Mortgage Rate Update January 31, 2013

After rising sharply in the latter part of this week and very beginning of this week (causing me to switch my outlook to floating) mortgage rates have stabilized and in some instances note rates have even improved by .125%.

In their monetary policy statement yesterday the Fed reaffirmed their commitment to keep quantitative easing in place to help support the economy.

THE FED REMAINS COMMITTED TO QE....FOR NOW
THE FED REMAINS COMMITTED TO QE….FOR NOW

Since the release of their December meeting minutes, in which a timeline for discontinuing the stimulus was discussed, mortgage rates have increased.  Fed Chairman Ben Bernanke is scheduled to testify to Congress in late February where he may elaborate on the specific economic benchmarks the Fed will be tracking to determine if easing is needed.

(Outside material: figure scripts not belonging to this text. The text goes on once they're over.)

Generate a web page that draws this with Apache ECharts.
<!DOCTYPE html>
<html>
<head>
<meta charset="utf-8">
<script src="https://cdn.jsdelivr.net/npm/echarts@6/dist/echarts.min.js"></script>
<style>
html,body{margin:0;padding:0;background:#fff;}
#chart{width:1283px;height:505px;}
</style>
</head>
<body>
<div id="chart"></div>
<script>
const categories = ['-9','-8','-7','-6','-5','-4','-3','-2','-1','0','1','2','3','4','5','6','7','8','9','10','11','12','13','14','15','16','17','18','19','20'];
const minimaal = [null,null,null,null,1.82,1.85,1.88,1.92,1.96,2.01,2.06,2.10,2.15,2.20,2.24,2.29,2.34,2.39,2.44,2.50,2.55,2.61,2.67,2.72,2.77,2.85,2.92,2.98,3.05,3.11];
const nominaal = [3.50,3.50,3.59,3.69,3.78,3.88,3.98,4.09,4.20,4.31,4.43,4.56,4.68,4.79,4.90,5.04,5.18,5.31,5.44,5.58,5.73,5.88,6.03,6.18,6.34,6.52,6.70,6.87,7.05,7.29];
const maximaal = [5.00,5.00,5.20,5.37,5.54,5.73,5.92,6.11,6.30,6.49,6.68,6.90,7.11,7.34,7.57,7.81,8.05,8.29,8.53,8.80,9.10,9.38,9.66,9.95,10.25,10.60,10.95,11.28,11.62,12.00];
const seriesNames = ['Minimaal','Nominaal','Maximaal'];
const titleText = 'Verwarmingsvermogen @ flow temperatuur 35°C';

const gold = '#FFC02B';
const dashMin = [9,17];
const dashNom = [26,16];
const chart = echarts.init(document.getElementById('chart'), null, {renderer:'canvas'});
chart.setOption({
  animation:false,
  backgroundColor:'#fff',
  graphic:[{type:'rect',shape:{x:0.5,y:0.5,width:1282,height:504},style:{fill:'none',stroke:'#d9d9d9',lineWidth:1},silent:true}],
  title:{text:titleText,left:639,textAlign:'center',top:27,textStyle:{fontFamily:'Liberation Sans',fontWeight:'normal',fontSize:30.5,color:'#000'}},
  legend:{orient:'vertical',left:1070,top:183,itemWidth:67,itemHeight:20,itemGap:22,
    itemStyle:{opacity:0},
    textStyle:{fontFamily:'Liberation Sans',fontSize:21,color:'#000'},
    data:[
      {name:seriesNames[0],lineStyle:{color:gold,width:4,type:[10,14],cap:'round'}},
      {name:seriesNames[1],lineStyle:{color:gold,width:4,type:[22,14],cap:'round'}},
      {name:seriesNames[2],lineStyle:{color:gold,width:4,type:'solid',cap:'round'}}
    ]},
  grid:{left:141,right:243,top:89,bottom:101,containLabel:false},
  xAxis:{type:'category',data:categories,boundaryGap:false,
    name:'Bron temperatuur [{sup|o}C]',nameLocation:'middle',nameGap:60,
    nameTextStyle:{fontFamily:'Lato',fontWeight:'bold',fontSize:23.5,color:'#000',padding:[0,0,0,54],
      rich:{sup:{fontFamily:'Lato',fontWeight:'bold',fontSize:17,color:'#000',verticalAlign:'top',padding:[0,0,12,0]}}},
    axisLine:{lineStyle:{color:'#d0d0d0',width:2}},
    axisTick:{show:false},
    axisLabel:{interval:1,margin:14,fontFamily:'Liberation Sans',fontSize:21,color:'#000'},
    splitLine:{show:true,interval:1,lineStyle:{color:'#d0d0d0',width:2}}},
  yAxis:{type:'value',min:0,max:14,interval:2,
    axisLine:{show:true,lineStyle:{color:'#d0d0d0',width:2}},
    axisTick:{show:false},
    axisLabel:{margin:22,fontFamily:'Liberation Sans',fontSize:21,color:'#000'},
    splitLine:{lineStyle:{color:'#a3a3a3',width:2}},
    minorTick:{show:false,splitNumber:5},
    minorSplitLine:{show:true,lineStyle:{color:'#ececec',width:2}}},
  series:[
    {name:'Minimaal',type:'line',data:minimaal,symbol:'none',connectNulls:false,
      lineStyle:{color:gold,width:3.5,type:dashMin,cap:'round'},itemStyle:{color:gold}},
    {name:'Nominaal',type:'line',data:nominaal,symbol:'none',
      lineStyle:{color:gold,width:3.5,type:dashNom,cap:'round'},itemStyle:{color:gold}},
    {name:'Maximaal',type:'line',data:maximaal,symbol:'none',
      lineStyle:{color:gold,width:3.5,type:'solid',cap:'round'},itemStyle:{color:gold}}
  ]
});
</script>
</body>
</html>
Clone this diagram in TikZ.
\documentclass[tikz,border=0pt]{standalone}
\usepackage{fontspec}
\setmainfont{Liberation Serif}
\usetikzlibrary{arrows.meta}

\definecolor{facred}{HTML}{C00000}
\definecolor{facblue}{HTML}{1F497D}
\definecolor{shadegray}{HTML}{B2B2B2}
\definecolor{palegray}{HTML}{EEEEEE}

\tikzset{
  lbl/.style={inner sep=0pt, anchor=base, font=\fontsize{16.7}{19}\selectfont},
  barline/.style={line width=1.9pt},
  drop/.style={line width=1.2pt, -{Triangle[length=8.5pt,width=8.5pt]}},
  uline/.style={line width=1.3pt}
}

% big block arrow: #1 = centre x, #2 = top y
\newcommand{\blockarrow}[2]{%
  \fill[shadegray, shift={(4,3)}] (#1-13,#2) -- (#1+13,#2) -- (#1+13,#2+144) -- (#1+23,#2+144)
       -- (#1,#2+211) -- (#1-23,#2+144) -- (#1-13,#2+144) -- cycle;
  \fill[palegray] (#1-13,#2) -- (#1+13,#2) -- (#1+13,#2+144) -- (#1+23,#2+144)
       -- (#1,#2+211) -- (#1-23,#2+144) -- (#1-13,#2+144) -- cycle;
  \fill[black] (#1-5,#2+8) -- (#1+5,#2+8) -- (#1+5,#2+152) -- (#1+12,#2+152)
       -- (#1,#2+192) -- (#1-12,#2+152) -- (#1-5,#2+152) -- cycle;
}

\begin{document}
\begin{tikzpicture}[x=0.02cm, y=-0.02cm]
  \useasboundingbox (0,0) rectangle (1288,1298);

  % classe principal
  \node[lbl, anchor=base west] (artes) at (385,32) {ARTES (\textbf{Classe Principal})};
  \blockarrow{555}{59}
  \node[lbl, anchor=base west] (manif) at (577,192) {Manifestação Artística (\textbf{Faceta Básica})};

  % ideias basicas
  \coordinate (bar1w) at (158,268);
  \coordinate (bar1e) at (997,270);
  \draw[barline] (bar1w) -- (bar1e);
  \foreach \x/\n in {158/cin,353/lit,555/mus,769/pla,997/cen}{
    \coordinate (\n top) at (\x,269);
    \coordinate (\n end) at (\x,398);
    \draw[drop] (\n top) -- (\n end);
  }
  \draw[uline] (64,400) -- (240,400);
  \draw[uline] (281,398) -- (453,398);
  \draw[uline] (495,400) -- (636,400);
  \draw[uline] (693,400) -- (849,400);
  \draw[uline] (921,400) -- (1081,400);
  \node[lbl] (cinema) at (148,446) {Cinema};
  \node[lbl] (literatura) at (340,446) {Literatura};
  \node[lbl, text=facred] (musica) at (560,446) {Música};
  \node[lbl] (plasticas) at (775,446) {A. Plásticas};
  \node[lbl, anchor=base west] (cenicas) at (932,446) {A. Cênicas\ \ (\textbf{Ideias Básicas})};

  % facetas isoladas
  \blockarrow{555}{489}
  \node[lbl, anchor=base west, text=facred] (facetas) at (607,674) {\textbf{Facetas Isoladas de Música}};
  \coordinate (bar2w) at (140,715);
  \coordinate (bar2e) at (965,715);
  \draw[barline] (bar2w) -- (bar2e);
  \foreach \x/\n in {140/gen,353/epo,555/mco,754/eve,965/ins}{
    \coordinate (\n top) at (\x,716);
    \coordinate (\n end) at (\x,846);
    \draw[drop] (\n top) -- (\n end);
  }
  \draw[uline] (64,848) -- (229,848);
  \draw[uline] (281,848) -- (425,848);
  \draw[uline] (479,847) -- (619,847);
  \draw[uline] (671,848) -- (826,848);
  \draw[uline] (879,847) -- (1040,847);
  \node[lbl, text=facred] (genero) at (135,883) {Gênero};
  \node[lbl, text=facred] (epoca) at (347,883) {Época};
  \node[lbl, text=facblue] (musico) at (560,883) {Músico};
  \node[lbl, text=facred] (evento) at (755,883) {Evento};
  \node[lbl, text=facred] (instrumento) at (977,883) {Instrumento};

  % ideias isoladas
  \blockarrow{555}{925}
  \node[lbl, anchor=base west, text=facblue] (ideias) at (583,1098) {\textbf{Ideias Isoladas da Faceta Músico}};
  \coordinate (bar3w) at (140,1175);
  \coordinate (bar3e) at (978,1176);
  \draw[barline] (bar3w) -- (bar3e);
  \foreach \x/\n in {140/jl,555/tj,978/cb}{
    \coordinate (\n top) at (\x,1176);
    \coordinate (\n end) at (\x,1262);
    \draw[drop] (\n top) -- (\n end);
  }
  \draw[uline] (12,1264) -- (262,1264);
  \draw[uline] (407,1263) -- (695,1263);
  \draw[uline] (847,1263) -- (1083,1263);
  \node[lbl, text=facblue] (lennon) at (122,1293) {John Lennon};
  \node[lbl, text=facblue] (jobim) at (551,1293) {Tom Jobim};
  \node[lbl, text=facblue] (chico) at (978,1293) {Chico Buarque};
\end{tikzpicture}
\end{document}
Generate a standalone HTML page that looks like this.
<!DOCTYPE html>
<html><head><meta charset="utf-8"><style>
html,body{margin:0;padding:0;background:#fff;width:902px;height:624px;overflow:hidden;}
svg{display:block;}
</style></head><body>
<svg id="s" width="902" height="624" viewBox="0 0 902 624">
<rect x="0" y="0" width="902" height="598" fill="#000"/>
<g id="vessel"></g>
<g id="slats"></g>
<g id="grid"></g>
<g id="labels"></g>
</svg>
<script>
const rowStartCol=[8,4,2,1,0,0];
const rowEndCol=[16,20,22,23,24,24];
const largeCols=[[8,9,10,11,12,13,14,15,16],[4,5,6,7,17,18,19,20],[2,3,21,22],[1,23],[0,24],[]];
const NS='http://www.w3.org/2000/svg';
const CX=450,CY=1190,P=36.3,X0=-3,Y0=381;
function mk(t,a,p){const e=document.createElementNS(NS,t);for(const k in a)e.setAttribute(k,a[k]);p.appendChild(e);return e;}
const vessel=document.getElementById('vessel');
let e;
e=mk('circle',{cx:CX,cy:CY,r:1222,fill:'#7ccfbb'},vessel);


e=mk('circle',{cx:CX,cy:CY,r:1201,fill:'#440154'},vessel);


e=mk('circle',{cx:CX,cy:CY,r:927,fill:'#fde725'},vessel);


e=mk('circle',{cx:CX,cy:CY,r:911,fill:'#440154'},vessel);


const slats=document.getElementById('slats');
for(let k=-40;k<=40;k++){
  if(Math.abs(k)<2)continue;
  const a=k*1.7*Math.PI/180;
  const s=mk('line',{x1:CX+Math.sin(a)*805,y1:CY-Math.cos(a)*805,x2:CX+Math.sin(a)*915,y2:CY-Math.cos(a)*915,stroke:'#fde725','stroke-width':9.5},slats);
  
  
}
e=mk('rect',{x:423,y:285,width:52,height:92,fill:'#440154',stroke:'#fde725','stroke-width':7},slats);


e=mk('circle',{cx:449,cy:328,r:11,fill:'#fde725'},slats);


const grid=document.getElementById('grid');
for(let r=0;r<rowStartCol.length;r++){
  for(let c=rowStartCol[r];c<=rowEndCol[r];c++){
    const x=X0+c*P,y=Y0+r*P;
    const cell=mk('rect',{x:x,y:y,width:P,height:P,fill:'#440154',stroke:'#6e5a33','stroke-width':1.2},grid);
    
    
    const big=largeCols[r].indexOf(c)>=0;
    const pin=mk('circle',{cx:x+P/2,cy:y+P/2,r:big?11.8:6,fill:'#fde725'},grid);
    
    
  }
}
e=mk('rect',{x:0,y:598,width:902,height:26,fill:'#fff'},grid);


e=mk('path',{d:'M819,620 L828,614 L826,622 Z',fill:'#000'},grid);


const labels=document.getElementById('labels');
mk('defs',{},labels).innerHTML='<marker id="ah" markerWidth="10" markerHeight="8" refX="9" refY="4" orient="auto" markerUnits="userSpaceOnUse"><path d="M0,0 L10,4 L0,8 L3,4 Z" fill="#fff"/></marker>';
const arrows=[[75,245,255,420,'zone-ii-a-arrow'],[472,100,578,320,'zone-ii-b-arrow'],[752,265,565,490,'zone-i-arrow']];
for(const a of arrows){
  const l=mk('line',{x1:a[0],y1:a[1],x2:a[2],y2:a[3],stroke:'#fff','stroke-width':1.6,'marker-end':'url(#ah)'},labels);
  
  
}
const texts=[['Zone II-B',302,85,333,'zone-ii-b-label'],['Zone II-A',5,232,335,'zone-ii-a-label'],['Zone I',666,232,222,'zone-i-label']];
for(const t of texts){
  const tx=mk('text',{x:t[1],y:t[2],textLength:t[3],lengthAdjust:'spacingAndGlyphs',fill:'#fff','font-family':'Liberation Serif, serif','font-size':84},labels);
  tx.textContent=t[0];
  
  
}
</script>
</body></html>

Speaking of the economy…..GPD numbers out yesterday show the economy contracted slightly in the 4th quarter of 2012.  A reduction in government spending was the primary drag on growth.  After falling substantially over the previous two weeks weekly jobless claims rose this week making it hard to tell if the labor market is truly improving.

The all-important jobs report is due out tomorrow.  Analysts are currently expecting around 200,000 new jobs created in January and for the unemployment rate to be around 7.7%.  Since the Fed is watching the labor market to help them determine when to remove quantitative easing programs the monthly jobs reports scheduled for release over the next few months will have extra significance.